JOB ->
Retype the lines beneath this one, from the first through the line containing "import plotly.graph_objects as go". Pictures are left out.

DATA SEGMENT ->

<<<<

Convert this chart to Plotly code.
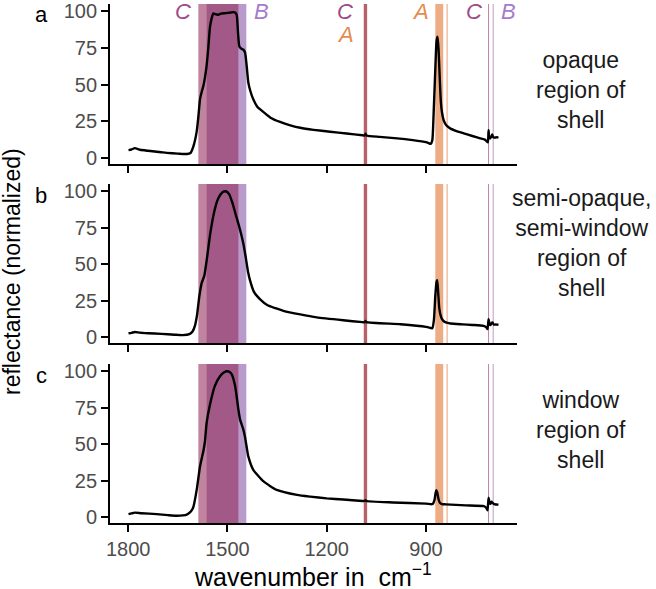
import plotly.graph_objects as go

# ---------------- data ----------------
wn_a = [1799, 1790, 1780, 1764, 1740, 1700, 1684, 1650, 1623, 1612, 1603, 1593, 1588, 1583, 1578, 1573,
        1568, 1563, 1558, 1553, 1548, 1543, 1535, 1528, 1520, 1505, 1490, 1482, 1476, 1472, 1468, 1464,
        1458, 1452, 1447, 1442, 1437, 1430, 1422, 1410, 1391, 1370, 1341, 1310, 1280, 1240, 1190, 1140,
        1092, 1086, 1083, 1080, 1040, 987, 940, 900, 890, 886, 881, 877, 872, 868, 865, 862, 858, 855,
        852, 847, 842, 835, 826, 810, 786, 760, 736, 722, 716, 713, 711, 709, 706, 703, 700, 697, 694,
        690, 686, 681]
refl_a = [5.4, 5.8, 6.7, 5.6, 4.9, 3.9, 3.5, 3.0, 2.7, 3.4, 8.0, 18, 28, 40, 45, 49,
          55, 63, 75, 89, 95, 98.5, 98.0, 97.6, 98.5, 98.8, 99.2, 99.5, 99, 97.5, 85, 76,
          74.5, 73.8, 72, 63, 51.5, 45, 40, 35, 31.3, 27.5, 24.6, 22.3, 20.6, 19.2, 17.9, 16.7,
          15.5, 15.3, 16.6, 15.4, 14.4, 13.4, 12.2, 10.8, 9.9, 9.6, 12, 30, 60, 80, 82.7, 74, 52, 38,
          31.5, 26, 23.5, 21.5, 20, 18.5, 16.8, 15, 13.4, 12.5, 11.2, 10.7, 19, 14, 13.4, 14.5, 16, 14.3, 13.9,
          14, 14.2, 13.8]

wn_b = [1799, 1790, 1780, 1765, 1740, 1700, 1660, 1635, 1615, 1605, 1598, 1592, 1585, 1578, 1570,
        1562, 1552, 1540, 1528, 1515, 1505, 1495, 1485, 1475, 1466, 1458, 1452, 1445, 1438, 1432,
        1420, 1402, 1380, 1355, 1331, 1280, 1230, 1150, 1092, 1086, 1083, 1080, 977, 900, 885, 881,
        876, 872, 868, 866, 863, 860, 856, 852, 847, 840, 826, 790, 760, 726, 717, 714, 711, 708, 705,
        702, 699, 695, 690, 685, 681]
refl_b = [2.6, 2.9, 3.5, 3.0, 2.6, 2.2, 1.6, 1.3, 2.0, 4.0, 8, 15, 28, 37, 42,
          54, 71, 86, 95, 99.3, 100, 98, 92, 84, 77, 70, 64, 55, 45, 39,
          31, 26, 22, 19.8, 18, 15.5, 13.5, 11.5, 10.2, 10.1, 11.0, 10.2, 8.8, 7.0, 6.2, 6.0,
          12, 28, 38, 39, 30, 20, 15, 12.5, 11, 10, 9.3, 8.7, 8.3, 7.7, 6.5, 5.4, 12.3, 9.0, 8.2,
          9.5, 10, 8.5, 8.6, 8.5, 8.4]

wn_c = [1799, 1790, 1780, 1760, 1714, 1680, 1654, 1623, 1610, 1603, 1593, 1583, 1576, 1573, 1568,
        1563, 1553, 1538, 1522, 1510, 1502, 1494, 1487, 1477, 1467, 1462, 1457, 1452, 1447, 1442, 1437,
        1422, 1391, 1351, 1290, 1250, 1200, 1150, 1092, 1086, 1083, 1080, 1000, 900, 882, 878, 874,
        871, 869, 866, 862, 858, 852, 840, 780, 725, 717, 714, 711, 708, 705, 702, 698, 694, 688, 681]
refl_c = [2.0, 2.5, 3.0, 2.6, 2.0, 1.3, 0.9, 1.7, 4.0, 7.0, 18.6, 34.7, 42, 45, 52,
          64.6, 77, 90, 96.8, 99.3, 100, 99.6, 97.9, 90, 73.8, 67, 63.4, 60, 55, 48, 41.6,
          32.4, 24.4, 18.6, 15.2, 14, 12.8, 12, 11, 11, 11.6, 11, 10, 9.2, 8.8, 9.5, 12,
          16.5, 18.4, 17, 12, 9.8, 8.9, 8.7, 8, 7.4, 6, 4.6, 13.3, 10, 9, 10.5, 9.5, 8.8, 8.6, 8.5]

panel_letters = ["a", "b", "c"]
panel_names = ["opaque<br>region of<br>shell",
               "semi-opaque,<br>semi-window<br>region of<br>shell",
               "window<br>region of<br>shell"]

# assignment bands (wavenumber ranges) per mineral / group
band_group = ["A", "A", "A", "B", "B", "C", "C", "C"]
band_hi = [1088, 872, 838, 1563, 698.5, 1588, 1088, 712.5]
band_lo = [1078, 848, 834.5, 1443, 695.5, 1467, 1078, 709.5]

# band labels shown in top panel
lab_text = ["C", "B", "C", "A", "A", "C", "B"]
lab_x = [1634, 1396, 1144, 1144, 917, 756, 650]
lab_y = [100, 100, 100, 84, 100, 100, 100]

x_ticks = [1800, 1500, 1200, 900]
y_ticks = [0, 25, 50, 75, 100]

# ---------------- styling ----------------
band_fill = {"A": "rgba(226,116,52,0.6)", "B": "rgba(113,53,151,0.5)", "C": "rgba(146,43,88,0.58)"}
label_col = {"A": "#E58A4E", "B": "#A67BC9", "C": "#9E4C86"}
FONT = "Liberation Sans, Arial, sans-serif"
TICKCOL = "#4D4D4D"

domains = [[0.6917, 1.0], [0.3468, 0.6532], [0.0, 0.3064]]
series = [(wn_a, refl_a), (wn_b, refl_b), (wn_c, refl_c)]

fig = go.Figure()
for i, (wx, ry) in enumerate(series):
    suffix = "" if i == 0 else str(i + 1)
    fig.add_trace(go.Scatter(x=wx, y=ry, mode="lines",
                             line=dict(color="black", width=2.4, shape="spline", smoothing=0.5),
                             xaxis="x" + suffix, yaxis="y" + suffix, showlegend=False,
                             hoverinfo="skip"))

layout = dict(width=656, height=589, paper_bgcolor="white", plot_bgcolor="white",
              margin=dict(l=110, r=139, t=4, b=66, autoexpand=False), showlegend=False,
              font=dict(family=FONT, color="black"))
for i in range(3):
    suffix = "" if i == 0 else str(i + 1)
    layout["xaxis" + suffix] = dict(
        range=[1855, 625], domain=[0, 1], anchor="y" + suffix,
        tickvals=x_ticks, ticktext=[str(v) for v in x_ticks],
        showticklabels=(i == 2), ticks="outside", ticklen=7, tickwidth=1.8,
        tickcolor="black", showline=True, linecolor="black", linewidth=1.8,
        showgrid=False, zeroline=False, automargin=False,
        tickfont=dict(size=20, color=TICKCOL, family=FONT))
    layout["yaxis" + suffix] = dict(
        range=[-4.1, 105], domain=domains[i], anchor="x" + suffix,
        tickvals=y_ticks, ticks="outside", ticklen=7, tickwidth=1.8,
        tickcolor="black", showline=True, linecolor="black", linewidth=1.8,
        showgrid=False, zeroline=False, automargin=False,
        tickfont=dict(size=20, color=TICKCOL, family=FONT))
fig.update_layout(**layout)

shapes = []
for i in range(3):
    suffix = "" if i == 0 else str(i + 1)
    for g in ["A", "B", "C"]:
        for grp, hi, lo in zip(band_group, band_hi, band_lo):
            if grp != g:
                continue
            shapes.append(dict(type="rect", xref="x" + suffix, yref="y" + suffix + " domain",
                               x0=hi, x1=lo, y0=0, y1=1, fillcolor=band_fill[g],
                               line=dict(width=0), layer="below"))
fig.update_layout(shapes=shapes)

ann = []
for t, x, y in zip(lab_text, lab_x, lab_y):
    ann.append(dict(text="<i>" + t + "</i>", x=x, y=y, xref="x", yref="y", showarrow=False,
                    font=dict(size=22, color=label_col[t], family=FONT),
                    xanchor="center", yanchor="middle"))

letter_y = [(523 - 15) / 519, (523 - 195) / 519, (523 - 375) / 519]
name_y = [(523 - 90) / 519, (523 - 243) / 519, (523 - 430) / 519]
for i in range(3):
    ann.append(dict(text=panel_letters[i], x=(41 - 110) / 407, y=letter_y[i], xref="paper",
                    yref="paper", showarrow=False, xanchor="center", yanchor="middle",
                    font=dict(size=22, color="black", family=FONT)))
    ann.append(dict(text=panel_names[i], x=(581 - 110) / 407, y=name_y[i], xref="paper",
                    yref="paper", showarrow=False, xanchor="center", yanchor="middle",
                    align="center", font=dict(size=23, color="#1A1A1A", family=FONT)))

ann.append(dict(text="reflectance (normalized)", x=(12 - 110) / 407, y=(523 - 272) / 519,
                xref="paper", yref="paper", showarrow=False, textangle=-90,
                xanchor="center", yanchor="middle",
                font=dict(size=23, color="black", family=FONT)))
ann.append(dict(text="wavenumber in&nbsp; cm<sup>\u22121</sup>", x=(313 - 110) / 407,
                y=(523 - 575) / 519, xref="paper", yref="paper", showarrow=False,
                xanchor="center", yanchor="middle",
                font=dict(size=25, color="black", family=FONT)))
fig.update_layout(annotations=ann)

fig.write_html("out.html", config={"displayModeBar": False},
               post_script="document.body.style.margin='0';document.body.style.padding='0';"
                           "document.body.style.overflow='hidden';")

>>>>

COMPLETE OUTPUT ->
Convert this chart to Plotly code.
import plotly.graph_objects as go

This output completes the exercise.